# Work required
Word for word, copy all the data and drop the pictures.

# Provided data

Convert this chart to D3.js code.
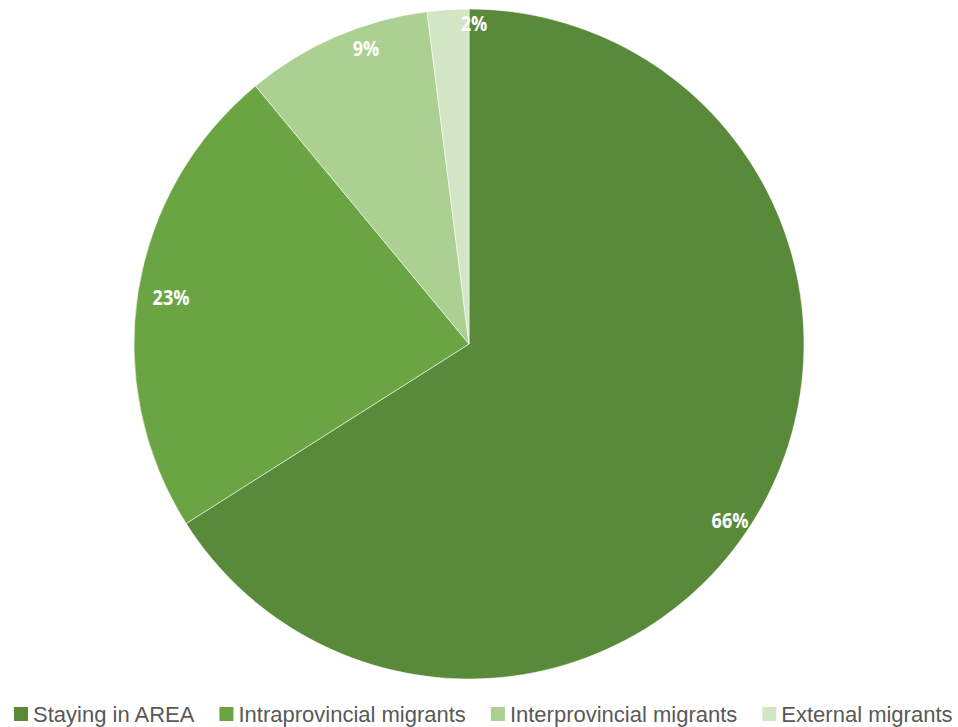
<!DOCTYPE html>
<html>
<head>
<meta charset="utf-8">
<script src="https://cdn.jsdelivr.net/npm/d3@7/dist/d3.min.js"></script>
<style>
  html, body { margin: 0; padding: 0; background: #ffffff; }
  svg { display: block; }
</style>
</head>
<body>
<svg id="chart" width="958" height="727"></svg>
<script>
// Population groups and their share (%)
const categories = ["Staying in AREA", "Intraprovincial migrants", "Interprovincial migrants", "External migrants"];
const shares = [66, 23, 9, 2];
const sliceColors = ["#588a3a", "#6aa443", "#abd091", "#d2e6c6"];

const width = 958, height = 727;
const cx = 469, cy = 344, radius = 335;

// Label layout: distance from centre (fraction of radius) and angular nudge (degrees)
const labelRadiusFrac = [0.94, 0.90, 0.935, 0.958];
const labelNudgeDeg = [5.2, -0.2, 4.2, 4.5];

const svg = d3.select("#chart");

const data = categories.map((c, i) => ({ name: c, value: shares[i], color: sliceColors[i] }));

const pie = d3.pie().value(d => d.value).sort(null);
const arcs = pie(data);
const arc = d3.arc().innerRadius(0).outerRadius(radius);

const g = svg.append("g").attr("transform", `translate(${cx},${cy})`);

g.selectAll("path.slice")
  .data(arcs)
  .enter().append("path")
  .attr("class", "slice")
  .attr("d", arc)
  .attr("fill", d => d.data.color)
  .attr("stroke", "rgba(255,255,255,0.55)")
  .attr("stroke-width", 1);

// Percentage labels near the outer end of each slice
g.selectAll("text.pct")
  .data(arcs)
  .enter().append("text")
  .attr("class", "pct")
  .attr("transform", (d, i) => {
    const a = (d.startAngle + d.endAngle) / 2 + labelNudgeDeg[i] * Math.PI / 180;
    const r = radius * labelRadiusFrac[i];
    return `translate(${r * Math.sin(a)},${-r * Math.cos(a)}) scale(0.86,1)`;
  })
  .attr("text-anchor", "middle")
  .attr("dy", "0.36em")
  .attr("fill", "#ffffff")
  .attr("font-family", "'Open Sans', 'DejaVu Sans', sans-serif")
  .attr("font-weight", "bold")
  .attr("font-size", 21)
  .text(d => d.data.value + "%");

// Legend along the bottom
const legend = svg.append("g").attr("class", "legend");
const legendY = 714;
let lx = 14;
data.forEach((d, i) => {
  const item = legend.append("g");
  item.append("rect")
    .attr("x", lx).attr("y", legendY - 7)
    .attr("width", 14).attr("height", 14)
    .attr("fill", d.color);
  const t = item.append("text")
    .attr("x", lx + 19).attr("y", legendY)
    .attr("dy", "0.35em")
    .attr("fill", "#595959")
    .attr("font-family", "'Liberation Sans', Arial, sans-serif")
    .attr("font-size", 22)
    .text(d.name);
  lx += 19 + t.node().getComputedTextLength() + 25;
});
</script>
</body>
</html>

# Solved exercise
Convert this chart to D3.js code.
<!DOCTYPE html>
<html>
<head>
<meta charset="utf-8">
<script src="https://cdn.jsdelivr.net/npm/d3@7/dist/d3.min.js"></script>
<style>
  html, body { margin: 0; padding: 0; background: #ffffff; }
  svg { display: block; }
</style>
</head>
<body>
<svg id="chart" width="958" height="727"></svg>
<script>
// Population groups and their share (%)
const categories = ["Staying in AREA", "Intraprovincial migrants", "Interprovincial migrants", "External migrants"];
const shares = [66, 23, 9, 2];
const sliceColors = ["#588a3a", "#6aa443", "#abd091", "#d2e6c6"];

const width = 958, height = 727;
const cx = 469, cy = 344, radius = 335;

// Label layout: distance from centre (fraction of radius) and angular nudge (degrees)
const labelRadiusFrac = [0.94, 0.90, 0.935, 0.958];
const labelNudgeDeg = [5.2, -0.2, 4.2, 4.5];

const svg = d3.select("#chart");

const data = categories.map((c, i) => ({ name: c, value: shares[i], color: sliceColors[i] }));

const pie = d3.pie().value(d => d.value).sort(null);
const arcs = pie(data);
const arc = d3.arc().innerRadius(0).outerRadius(radius);

const g = svg.append("g").attr("transform", `translate(${cx},${cy})`);

g.selectAll("path.slice")
  .data(arcs)
  .enter().append("path")
  .attr("class", "slice")
  .attr("d", arc)
  .attr("fill", d => d.data.color)
  .attr("stroke", "rgba(255,255,255,0.55)")
  .attr("stroke-width", 1);

// Percentage labels near the outer end of each slice
g.selectAll("text.pct")
  .data(arcs)
  .enter().append("text")
  .attr("class", "pct")
  .attr("transform", (d, i) => {
    const a = (d.startAngle + d.endAngle) / 2 + labelNudgeDeg[i] * Math.PI / 180;
    const r = radius * labelRadiusFrac[i];
    return `translate(${r * Math.sin(a)},${-r * Math.cos(a)}) scale(0.86,1)`;
  })
  .attr("text-anchor", "middle")
  .attr("dy", "0.36em")
  .attr("fill", "#ffffff")
  .attr("font-family", "'Open Sans', 'DejaVu Sans', sans-serif")
  .attr("font-weight", "bold")
  .attr("font-size", 21)
  .text(d => d.data.value + "%");

// Legend along the bottom
const legend = svg.append("g").attr("class", "legend");
const legendY = 714;
let lx = 14;
data.forEach((d, i) => {
  const item = legend.append("g");
  item.append("rect")
    .attr("x", lx).attr("y", legendY - 7)
    .attr("width", 14).attr("height", 14)
    .attr("fill", d.color);
  const t = item.append("text")
    .attr("x", lx + 19).attr("y", legendY)
    .attr("dy", "0.35em")
    .attr("fill", "#595959")
    .attr("font-family", "'Liberation Sans', Arial, sans-serif")
    .attr("font-size", 22)
    .text(d.name);
  lx += 19 + t.node().getComputedTextLength() + 25;
});
</script>
</body>
</html>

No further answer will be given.